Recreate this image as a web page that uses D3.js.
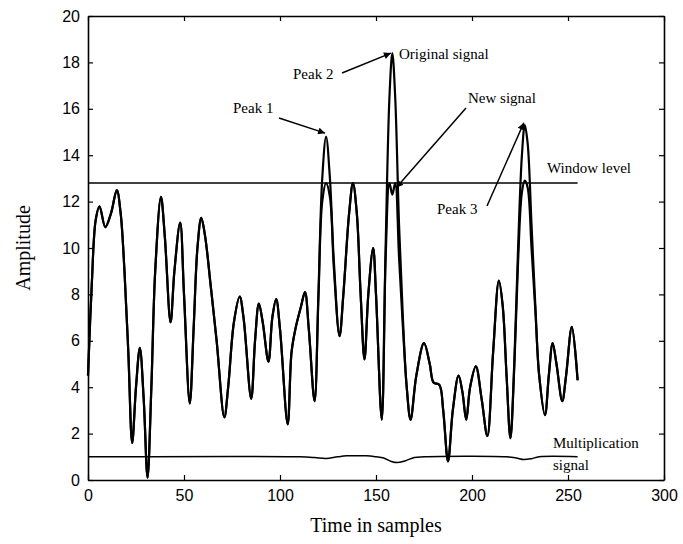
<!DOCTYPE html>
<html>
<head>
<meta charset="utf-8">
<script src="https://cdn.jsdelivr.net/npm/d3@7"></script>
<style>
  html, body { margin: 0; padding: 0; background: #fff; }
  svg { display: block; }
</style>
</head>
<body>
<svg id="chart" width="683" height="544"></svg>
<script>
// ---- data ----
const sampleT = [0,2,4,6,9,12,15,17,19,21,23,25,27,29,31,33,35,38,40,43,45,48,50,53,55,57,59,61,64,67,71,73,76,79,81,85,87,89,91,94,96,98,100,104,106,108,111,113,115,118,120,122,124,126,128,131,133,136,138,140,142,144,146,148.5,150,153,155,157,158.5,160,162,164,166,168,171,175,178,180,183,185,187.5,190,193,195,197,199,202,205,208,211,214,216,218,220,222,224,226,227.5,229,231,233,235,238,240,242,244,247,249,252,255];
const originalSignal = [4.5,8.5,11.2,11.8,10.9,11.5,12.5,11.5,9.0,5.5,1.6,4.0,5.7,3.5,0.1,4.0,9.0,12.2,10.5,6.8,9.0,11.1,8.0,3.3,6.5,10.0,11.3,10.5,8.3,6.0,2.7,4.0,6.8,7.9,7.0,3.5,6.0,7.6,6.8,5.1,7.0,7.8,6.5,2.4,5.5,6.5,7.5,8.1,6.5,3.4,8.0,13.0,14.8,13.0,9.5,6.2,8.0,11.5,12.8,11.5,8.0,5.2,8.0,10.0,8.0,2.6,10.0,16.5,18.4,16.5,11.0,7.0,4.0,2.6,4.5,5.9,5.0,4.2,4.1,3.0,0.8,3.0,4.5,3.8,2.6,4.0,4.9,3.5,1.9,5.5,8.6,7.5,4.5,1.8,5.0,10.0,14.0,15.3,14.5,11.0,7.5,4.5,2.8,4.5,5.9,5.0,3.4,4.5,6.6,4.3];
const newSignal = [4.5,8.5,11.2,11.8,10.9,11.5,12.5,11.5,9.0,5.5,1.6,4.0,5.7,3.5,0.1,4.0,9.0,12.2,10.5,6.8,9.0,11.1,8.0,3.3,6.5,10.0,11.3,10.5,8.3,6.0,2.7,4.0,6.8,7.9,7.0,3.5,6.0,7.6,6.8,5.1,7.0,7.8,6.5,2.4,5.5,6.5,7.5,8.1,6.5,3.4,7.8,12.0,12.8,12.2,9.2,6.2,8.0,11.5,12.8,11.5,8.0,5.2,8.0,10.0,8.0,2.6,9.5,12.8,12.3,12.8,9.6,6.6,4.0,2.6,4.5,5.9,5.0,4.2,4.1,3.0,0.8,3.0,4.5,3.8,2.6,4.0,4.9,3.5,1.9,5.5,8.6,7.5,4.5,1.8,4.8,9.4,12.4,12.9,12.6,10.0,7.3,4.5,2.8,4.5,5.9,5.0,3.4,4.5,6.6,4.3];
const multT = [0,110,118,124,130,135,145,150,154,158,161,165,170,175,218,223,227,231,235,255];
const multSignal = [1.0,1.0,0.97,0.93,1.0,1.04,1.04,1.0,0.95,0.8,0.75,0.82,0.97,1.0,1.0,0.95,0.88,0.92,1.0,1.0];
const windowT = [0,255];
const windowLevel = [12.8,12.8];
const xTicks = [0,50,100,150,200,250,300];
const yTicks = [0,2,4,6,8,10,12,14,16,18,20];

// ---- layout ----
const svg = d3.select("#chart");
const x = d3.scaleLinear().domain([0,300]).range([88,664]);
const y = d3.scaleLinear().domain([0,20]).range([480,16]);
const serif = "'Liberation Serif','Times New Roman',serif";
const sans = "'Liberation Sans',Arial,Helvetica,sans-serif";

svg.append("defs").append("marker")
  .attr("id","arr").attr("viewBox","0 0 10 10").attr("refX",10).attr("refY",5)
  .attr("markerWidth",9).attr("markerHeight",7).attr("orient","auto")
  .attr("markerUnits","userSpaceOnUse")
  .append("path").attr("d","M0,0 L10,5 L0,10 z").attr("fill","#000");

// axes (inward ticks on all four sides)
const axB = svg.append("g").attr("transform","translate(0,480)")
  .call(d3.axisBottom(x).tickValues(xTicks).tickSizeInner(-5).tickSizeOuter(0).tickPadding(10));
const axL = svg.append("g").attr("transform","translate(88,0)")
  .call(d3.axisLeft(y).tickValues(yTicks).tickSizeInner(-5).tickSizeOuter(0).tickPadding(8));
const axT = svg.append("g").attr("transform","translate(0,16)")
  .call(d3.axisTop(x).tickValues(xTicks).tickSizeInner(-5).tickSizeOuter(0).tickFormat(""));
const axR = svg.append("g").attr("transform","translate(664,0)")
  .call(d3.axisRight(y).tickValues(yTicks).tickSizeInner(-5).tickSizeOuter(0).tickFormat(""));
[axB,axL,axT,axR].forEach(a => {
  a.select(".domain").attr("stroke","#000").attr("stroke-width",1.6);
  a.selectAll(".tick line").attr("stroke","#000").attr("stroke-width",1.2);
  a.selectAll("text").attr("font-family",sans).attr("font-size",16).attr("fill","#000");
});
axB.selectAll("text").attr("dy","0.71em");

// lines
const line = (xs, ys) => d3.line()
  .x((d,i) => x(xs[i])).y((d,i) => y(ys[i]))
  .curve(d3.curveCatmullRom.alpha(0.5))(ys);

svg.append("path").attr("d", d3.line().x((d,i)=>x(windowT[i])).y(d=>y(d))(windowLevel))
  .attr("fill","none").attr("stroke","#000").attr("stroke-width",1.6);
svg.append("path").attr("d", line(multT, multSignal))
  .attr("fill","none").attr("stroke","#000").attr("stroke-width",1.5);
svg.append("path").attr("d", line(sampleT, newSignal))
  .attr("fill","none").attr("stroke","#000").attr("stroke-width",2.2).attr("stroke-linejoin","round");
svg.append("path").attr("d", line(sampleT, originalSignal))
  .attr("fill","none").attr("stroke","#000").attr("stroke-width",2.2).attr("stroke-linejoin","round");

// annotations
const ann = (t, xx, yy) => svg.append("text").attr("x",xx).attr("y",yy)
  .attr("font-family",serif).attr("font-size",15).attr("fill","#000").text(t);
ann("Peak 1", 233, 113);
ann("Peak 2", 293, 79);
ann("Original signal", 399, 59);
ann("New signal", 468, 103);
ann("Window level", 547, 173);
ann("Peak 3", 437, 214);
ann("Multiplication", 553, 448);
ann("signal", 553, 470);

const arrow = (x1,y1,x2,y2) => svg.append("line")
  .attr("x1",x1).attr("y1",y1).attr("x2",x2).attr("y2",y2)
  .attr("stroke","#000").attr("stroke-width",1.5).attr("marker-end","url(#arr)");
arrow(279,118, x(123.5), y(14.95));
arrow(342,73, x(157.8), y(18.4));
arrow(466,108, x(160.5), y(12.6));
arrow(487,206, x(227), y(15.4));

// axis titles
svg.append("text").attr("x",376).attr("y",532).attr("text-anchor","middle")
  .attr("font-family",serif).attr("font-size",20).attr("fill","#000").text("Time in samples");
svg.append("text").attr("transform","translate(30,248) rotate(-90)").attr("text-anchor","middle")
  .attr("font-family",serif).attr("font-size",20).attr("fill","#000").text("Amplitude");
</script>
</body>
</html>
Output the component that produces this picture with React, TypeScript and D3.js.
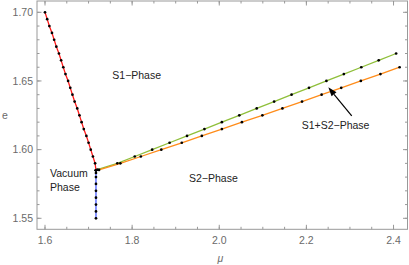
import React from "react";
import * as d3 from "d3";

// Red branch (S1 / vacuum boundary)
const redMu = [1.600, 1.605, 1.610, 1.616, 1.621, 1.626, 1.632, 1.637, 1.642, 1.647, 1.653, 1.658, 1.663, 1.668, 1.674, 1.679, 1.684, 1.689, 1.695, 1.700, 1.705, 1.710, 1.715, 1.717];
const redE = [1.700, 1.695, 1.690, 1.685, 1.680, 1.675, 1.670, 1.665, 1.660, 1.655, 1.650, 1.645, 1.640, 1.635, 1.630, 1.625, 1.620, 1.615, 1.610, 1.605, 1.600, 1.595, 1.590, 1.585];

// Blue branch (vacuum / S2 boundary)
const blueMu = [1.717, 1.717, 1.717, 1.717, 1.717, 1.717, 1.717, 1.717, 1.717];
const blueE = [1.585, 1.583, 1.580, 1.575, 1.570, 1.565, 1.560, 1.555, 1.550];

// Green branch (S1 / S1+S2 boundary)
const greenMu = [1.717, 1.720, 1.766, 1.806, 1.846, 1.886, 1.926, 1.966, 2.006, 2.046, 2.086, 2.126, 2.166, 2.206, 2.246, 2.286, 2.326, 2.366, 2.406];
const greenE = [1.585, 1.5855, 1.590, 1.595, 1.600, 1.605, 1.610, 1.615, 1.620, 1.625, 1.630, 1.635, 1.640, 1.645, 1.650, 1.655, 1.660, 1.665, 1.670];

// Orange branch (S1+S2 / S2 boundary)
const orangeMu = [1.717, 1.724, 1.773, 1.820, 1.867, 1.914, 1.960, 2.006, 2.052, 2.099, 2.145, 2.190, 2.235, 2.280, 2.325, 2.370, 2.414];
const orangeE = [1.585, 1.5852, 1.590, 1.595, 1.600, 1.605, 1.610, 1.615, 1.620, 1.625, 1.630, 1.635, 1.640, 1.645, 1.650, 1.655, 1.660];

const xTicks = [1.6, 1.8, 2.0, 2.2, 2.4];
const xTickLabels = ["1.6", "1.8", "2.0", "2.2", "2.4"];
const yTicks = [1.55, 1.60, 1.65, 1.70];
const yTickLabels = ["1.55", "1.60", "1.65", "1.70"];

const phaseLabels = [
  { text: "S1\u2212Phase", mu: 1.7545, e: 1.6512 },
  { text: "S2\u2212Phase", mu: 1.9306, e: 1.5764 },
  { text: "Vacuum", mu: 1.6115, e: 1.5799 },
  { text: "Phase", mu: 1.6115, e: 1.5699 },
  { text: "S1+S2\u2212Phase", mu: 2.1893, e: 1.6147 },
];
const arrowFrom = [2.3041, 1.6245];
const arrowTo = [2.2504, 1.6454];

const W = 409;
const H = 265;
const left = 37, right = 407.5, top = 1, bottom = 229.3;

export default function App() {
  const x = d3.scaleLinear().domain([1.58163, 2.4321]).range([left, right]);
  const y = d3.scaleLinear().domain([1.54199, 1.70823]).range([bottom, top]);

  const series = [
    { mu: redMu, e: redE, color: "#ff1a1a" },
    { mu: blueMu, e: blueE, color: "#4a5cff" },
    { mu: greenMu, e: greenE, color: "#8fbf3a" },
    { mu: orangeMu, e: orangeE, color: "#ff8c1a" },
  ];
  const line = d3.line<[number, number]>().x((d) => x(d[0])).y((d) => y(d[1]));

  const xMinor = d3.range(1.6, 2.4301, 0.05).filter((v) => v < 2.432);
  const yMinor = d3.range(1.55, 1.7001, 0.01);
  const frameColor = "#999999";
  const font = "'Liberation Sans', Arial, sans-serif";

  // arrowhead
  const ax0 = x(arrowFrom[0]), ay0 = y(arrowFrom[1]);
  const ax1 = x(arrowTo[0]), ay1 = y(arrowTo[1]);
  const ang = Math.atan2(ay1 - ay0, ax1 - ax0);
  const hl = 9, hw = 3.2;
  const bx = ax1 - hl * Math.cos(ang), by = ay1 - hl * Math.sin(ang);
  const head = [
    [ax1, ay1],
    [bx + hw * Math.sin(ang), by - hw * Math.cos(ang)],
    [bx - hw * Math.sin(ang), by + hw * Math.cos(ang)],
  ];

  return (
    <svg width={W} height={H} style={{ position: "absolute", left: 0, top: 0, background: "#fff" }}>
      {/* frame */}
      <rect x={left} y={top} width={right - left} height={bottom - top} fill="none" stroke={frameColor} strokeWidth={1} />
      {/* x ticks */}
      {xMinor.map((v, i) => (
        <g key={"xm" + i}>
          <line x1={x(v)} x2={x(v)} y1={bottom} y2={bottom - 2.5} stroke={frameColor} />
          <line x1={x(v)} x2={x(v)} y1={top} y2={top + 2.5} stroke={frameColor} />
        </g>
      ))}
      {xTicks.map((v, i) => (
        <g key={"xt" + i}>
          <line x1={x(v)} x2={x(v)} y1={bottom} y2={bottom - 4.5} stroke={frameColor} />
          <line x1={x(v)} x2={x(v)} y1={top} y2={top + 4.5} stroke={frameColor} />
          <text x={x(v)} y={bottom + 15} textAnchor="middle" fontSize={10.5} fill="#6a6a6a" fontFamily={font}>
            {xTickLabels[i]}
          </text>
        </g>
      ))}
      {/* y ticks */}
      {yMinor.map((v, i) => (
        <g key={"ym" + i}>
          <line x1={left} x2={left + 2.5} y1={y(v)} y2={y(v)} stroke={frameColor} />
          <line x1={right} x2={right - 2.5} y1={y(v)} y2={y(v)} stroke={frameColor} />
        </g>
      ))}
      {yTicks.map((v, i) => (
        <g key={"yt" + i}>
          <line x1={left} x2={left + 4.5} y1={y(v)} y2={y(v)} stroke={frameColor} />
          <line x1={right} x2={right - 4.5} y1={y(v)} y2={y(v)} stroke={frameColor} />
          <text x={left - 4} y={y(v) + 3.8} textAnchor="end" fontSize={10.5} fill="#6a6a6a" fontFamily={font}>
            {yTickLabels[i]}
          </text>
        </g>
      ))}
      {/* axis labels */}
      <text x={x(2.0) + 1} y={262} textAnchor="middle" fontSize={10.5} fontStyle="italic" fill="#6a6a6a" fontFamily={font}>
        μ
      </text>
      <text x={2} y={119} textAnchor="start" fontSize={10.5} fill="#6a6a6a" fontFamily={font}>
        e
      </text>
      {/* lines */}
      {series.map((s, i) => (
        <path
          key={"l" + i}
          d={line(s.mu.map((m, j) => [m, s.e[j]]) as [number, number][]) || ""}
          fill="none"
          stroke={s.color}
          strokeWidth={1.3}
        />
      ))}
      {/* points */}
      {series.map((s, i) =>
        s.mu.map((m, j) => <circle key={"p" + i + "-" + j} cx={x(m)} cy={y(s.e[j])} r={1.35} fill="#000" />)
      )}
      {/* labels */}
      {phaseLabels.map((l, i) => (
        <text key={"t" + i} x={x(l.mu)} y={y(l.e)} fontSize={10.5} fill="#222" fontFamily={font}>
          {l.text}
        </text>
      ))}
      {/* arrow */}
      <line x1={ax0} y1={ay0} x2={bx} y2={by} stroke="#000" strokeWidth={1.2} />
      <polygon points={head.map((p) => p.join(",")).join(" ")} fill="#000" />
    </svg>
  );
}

**Task goal:** From the listing above, repeat only the lines between the line containing "Output the component" and the line containing "import * as", those two included. Pictures are not part of the copy.

**Complete output:**
Output the component that produces this picture with React, TypeScript and D3.js.
import React from "react";
import * as d3 from "d3";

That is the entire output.